Clearly defined requirements are essential signs on the road to a successful project. They establish a formal agreement between clients and providers that they are both working to reach the same goal. High-quality, detailed requirements also help mitigate financial risks and keep the project on schedule. According to the definition found in the Business Analysis Body of Knowledge (BABOK), requirements are a usable representation of a need.
In this article, we’ll discuss the requirements for software products and provide recommendations for their use.
Types of requirements
BABOK, a recognized set of business analysis industry standards, offers the following classification of requirements.
Business requirements
These include high-level statements of goals, objectives, and needs. Business requirements do not have any details or specific features. They just state the problem and the business objective to be achieved, such as
- increased revenue/throughput/customer reach,
- reduced expenses/errors,
- improved customer service, etc.
User (stakeholder) requirements
This group of requirements reflects the needs of discrete stakeholder groups (top-level managers, nonmanagement staff, customers, etc.) and defines what they expect from a particular solution. They serve as a bridge between generalized business requirements and specific solution requirements. They are outlined in a User Requirements Specification and can include, for example, the ability to create various reports, view order history and status, manage customer databases, etc.
Solution requirements
Solution requirements describe specific characteristics that a product must have to meet the needs of the stakeholders and the business itself. They fall into two large groups.
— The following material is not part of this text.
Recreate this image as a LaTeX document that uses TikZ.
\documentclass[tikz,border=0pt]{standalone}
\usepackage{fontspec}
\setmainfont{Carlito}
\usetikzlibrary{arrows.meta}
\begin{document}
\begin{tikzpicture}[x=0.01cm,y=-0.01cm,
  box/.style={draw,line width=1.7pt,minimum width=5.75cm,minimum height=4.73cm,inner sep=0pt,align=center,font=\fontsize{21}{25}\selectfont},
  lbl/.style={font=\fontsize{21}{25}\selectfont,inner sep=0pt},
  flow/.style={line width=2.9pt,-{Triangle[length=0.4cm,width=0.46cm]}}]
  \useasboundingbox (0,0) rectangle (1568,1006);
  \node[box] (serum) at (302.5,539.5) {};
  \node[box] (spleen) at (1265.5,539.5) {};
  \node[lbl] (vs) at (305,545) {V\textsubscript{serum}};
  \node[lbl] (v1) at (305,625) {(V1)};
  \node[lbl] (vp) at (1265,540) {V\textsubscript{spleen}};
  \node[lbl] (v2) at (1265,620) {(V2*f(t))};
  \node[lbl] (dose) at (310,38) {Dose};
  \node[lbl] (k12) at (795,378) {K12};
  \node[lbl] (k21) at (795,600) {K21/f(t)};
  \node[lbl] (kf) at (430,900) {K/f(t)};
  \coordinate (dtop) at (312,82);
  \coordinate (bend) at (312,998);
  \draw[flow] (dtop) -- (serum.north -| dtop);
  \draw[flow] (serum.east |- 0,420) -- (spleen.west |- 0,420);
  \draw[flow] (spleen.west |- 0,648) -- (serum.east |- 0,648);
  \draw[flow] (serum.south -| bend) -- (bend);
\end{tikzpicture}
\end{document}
- Functional requirements define what a product must do and what its features and functions are.
- Nonfunctional requirements describe the general properties of a system. They are also known as quality attributes.
Transition requirements
An additional group of requirements defines what an organization needs to successfully move from its current state to its desired state with the new product. They are only necessary for a short time while the transition takes place. Examples include “users must pass the training to operate the system” or “previous data must be migrated to the cloud storage.”
This article explores functional and nonfunctional types of requirements. So let’s compare them side by side.
Functional vs nonfunctional requirements
Functional and nonfunctional requirements are two fundamental categories of requirements in software development. Each type plays a vital role in defining the characteristics and operation of the solution.
Functional vs nonfunctional requirements
What are functional requirements?
Functional requirements are product features or functions that developers must implement to enable users to accomplish their tasks. So it’s essential to make them clear both for the development team and the stakeholders. Generally, functional requirements describe system behavior under specific conditions.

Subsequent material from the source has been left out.